The soundtrack: A jaunty little jingle for heroin, “the coolest high” of “the beautiful people.”

“Everybody’s doing it, doing it,” singers croon as the guy convulses over a toilet. “Heroin! For the rest of your life.” The disturbing ad is part of a new campaign aimed at combating the comeback of a drug that most people thought was long gone from the American social scene.

Heroin, once considered the poisonous habit of pathetic junkies, is being reborn as the hip drug of choice among the trend-setters of Generation X.

“Heroin is back,” Gen. Barry McCaffrey, director of the Office of National Drug Control Policy, said Monday at a news conference in Washington. “And it’s cheaper, more potent and deadlier than ever.”

Think Kurt Cobain, the lead singer of Nirvana and a heroin addict whose 1994 suicide touched off a massive display of mourning among the grunge set.

Think of the pasty-faced, ultra-skinny models who roam fashion’s runways sporting a look The New York Times has dubbed “heroin chic.”

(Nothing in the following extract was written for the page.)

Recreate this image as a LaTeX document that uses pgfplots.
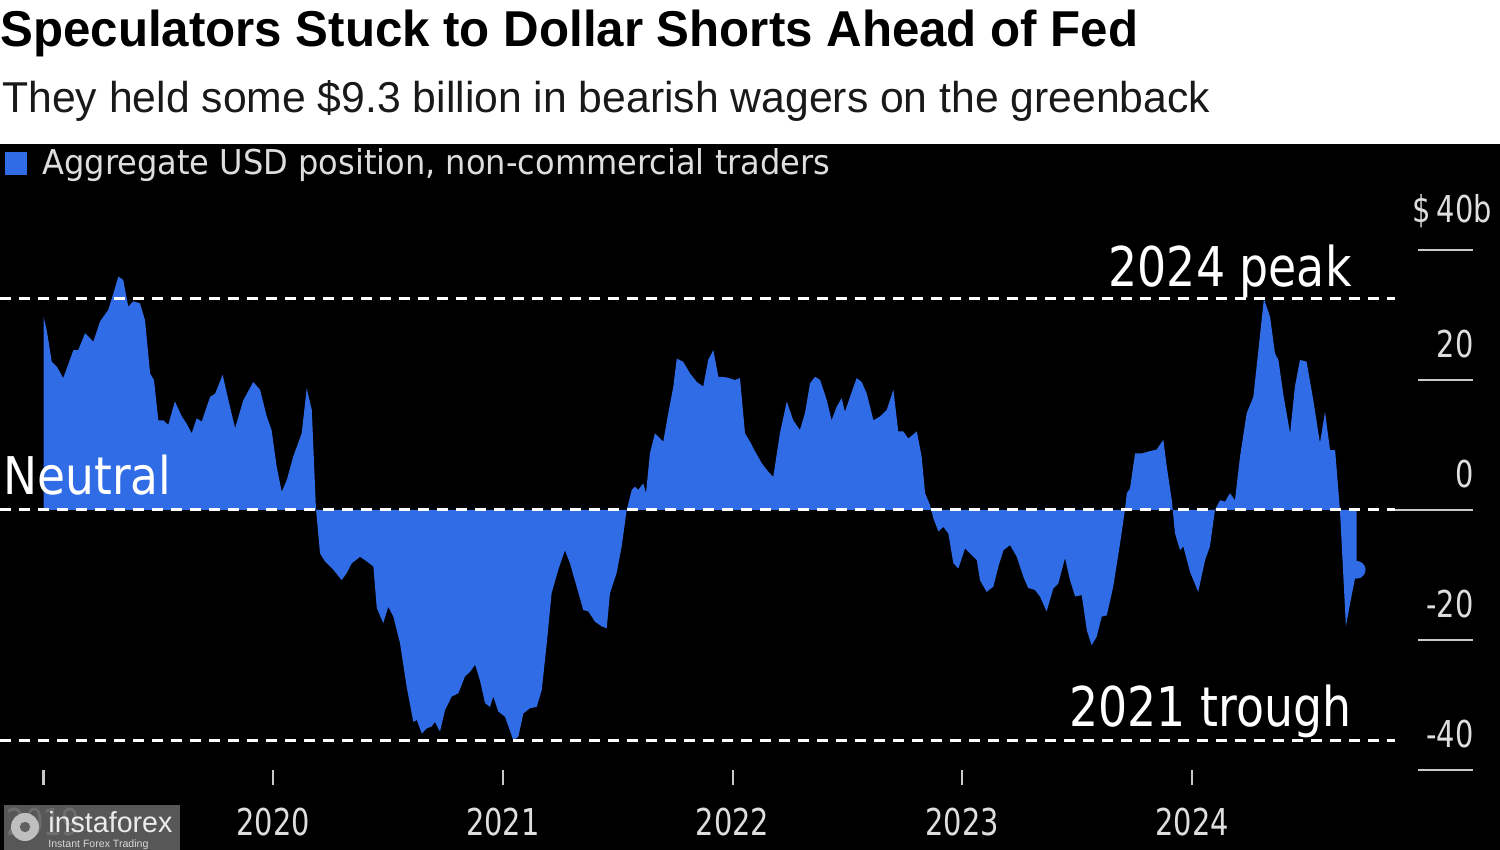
\documentclass[border=0pt]{standalone}
\usepackage{fontspec}
\usepackage{graphicx}
\usepackage{pgfplots}
\usepackage{pgfplotstable}
\pgfplotsset{compat=1.18}
\setmainfont{DejaVu Sans}
\newfontfamily\hfont{Liberation Sans}
\newfontfamily\lab{DejaVu Sans}[FakeStretch=0.78]
\definecolor{bbblue}{RGB}{47,108,230}
\definecolor{ticklab}{RGB}{222,222,222}
\definecolor{gridc}{RGB}{200,200,200}
\newlength\natw
\newcommand\fitw[2]{\settowidth{\natw}{#2}\pgfmathsetmacro\fitsc{#1/\natw}\scalebox{\fitsc}[1]{#2}}

\pgfplotstableread{
x y
2019.000 29.7
2019.014 27.7
2019.036 22.8
2019.057 22.1
2019.086 20.3
2019.130 24.6
2019.151 24.6
2019.181 27.2
2019.217 25.9
2019.246 29.0
2019.282 30.8
2019.304 33.3
2019.326 35.9
2019.347 35.4
2019.369 31.3
2019.391 32.1
2019.420 31.8
2019.442 29.2
2019.464 21.0
2019.481 20.0
2019.500 13.8
2019.522 13.8
2019.543 13.1
2019.572 16.7
2019.602 14.4
2019.623 13.3
2019.645 11.8
2019.667 14.1
2019.689 13.6
2019.725 17.4
2019.747 17.9
2019.780 20.8
2019.805 16.9
2019.834 12.6
2019.870 16.9
2019.913 19.7
2019.943 18.5
2019.972 14.4
2019.993 12.3
2020.015 6.7
2020.037 2.8
2020.059 4.6
2020.087 8.2
2020.124 11.8
2020.146 18.7
2020.168 15.4
2020.186 0.3
2020.204 -6.7
2020.225 -7.9
2020.262 -9.2
2020.298 -10.8
2020.320 -9.7
2020.342 -8.2
2020.378 -7.2
2020.407 -7.9
2020.436 -8.7
2020.451 -15.1
2020.479 -17.4
2020.501 -14.9
2020.523 -16.4
2020.552 -20.5
2020.581 -27.2
2020.610 -32.6
2020.625 -32.3
2020.647 -34.4
2020.668 -33.6
2020.690 -33.3
2020.704 -32.6
2020.726 -34.1
2020.748 -30.8
2020.777 -28.7
2020.806 -28.2
2020.835 -25.6
2020.857 -24.9
2020.879 -23.8
2020.900 -26.2
2020.922 -29.7
2020.944 -30.3
2020.958 -28.7
2020.980 -31.0
2021.009 -31.8
2021.024 -33.3
2021.045 -35.4
2021.067 -34.9
2021.089 -31.3
2021.118 -30.5
2021.147 -30.3
2021.169 -27.7
2021.191 -20.5
2021.212 -12.8
2021.241 -9.2
2021.270 -6.2
2021.292 -8.2
2021.321 -11.8
2021.350 -15.4
2021.372 -15.6
2021.401 -17.2
2021.430 -17.9
2021.452 -18.2
2021.466 -12.8
2021.495 -9.7
2021.517 -5.6
2021.539 0.0
2021.561 3.1
2021.575 3.6
2021.589 3.1
2021.611 4.1
2021.623 2.6
2021.640 8.7
2021.662 11.8
2021.698 10.5
2021.720 14.9
2021.742 19.0
2021.757 23.3
2021.785 22.8
2021.815 21.0
2021.844 19.7
2021.872 19.0
2021.894 23.1
2021.916 24.6
2021.938 20.5
2021.974 20.4
2022.010 20.0
2022.032 20.3
2022.054 11.8
2022.076 10.5
2022.098 9.0
2022.127 7.2
2022.155 5.9
2022.177 5.1
2022.206 11.8
2022.236 16.7
2022.264 13.8
2022.293 12.3
2022.315 14.9
2022.337 19.5
2022.359 20.5
2022.381 20.0
2022.410 16.9
2022.431 13.8
2022.453 15.9
2022.475 17.2
2022.489 15.1
2022.511 17.4
2022.540 20.3
2022.562 19.7
2022.584 17.9
2022.613 13.8
2022.642 14.4
2022.671 15.4
2022.700 18.5
2022.721 12.1
2022.743 12.1
2022.765 11.0
2022.802 12.1
2022.823 8.2
2022.838 2.6
2022.859 0.8
2022.874 -1.3
2022.896 -3.3
2022.917 -2.6
2022.939 -3.6
2022.961 -8.2
2022.983 -9.0
2023.012 -5.9
2023.034 -6.7
2023.063 -7.7
2023.077 -10.8
2023.106 -12.6
2023.135 -11.8
2023.157 -8.7
2023.179 -6.2
2023.208 -5.4
2023.237 -7.2
2023.266 -10.3
2023.287 -12.0
2023.316 -12.3
2023.338 -13.3
2023.367 -15.6
2023.396 -12.1
2023.418 -11.3
2023.447 -7.4
2023.469 -10.8
2023.491 -13.3
2023.520 -13.1
2023.542 -18.5
2023.563 -20.8
2023.585 -19.5
2023.607 -16.4
2023.629 -16.2
2023.657 -11.8
2023.687 -5.1
2023.708 0.0
2023.716 2.6
2023.730 3.3
2023.752 8.7
2023.781 8.7
2023.810 9.0
2023.846 9.3
2023.875 10.8
2023.890 6.7
2023.912 1.5
2023.926 -3.6
2023.948 -6.2
2023.962 -5.6
2023.991 -9.5
2024.027 -12.6
2024.057 -7.7
2024.078 -5.6
2024.100 0.0
2024.122 1.5
2024.144 1.3
2024.165 2.6
2024.187 1.5
2024.209 8.2
2024.238 14.9
2024.267 17.4
2024.289 24.6
2024.313 32.5
2024.340 29.7
2024.361 24.1
2024.376 23.1
2024.397 17.9
2024.427 11.8
2024.448 19.0
2024.470 23.1
2024.499 22.8
2024.528 16.9
2024.557 10.3
2024.579 15.1
2024.601 9.2
2024.623 9.2
2024.644 0.0
2024.659 -10.3
2024.670 -17.9
2024.688 -14.4
2024.717 -9.2
}\posdata

\begin{document}
\begin{tikzpicture}[x=1pt,y=1pt]
\useasboundingbox (0,0) rectangle (750,425);
\fill[white] (0,0) rectangle (750,425);
\fill[black] (0,0) rectangle (750,353);
% title and subtitle
\node[anchor=base west, inner sep=0, text=black] at (0,401.6)
  {\hfont\bfseries\fontsize{25.2}{30}\selectfont\fitw{569}{Speculators Stuck to Dollar Shorts Ahead of Fed}};
\node[anchor=base west, inner sep=0, text=black!90] at (1,368.6)
  {\hfont\fontsize{21.6}{26}\selectfont\fitw{604}{They held some \$9.3 billion in bearish wagers on the greenback}};
% legend
\fill[bbblue] (2.5,337.5) rectangle (13.5,349);
\node[anchor=base west, inner sep=0, text=ticklab] at (21,337.5)
  {\lab\fontsize{17.1}{20}\selectfont\fitw{394}{Aggregate USD position, non-commercial traders}};

\begin{axis}[
  at={(0pt,40pt)}, anchor=south west, scale only axis,
  width=750pt, height=260pt,
  xmin=2018.8106, xmax=2025.3409, ymin=-40, ymax=40,
  clip=false,
  axis line style={draw=none},
  xtick={2019,2020,2021,2022,2023,2024},
  xticklabels={2019,2020,2021,2022,2023,2024},
  xtick pos=bottom, tick align=outside, major tick length=7.5pt,
  x tick style={draw=gridc, line width=1.1pt},
  xticklabel style={font=\lab\fontsize{18.5}{20}\selectfont, text=ticklab, anchor=base, inner sep=0pt, yshift=-25.5pt},
  ytick={-40,-20,0,20,40},
  yticklabels={-40,-20,0,20,{\$\,40\rlap{b}}},
  ytick pos=right, yticklabel pos=right,
  y tick style={draw=none},
  yticklabel style={font=\lab\fontsize{18.5}{20}\selectfont, text=ticklab, anchor=south east, inner sep=0pt, xshift=-20.5pt, yshift=11pt},
]
\addplot[fill=bbblue, draw=none] table[x=x,y=y]{\posdata} \closedcycle;
\addplot[only marks, mark=*, mark size=4.2pt, color=bbblue] coordinates {(2024.717,-9.2)};
% reference lines
\draw[white, line width=1.5pt, dash pattern=on 5.5pt off 4pt] (axis cs:2018.8106,32.5) -- (axis cs:2024.8837,32.5);
\draw[white, line width=1.5pt, dash pattern=on 5.5pt off 4pt] (axis cs:2018.8106,0) -- (axis cs:2024.8837,0);
\draw[white, line width=1.5pt, dash pattern=on 5.5pt off 4pt] (axis cs:2018.8106,-35.4) -- (axis cs:2024.8837,-35.4);
% short right gridlines
\draw[gridc, line width=1pt] (axis cs:2024.8837,0) -- (axis cs:2025.2233,0);
\draw[gridc, line width=1pt] (axis cs:2024.9839,40) -- (axis cs:2025.2233,40);
\draw[gridc, line width=1pt] (axis cs:2024.9839,20) -- (axis cs:2025.2233,20);
\draw[gridc, line width=1pt] (axis cs:2024.9839,-20) -- (axis cs:2025.2233,-20);
\draw[gridc, line width=1pt] (axis cs:2024.9839,-40) -- (axis cs:2025.2233,-40);
\end{axis}

% annotations
\node[anchor=base east, inner sep=0, text=white] at (676,281.5)
  {\lab\fontsize{27.4}{30}\selectfont\fitw{121.5}{2024 peak}};
\node[anchor=base east, inner sep=0, text=white] at (676,61.5)
  {\lab\fontsize{27.4}{30}\selectfont\fitw{141}{2021 trough}};
\node[anchor=base west, inner sep=0, text=white] at (1.5,177.5)
  {\lab\fontsize{26}{30}\selectfont\fitw{84}{Neutral}};

% watermark
\fill[black!62, opacity=0.9] (2,0) rectangle (90,22.5);
\fill[black!25] (12.5,11.5) circle (7);
\fill[black!62] (12.5,11.5) circle (2.6);
\node[anchor=base west, inner sep=0, text=black!8] at (24,8.6)
  {\hfont\fontsize{14.5}{15}\selectfont\fitw{62}{instaforex}};
\node[anchor=base west, inner sep=0, text=black!15] at (24,1.4)
  {\hfont\fontsize{5.3}{6}\selectfont\fitw{50}{Instant Forex Trading}};
\end{tikzpicture}
\end{document}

So far, heroin use is relatively rare among American teens. But it is showing every sign of becoming “the drug of the 1990s,” said Richard Bonnette, president of the Partnership for a Drug-Free America, which is sponsoring the ad campaign.

Experimentation with heroin has nearly doubled among eighth-graders, rising from 1.2 to 2.3 percent in 1994. And only half of children 12 to 17 believe there’s a “great risk” in trying heroin, compared with 86 percent of people over 35.

Meanwhile, emergency room admissions and deaths related to heroin are on the rise, McCaffrey said.

One of the reasons for the drug’s increasing popularity: New recruits no longer have to use needles. Smoking or snorting is trendy - and far more socially acceptable. And many people erroneously believe that it’s somehow safer and won’t lead to addiction.

Add the fact that “music, fashion, film - all the things our kids care about portray heroin as hip,” said Doria Steedman, director of creative development for the Partnership for a Drug-Free America, and heroin looks like a thermonuclear social disaster waiting to happen.

For this reason, the partnership, best known for its old “this is your brain on drugs” spot, is focusing on heroin. The frying egg was powerful. But the new ads blow it away.

The most similar in tone is a spot called “Thin Ice,” which shows a young man crashing through a pond and becoming trapped as it refreezes. As the man pounds frantically on the ice with his fist, a voice intones, “Welcome to heroin. Enjoy your stay.”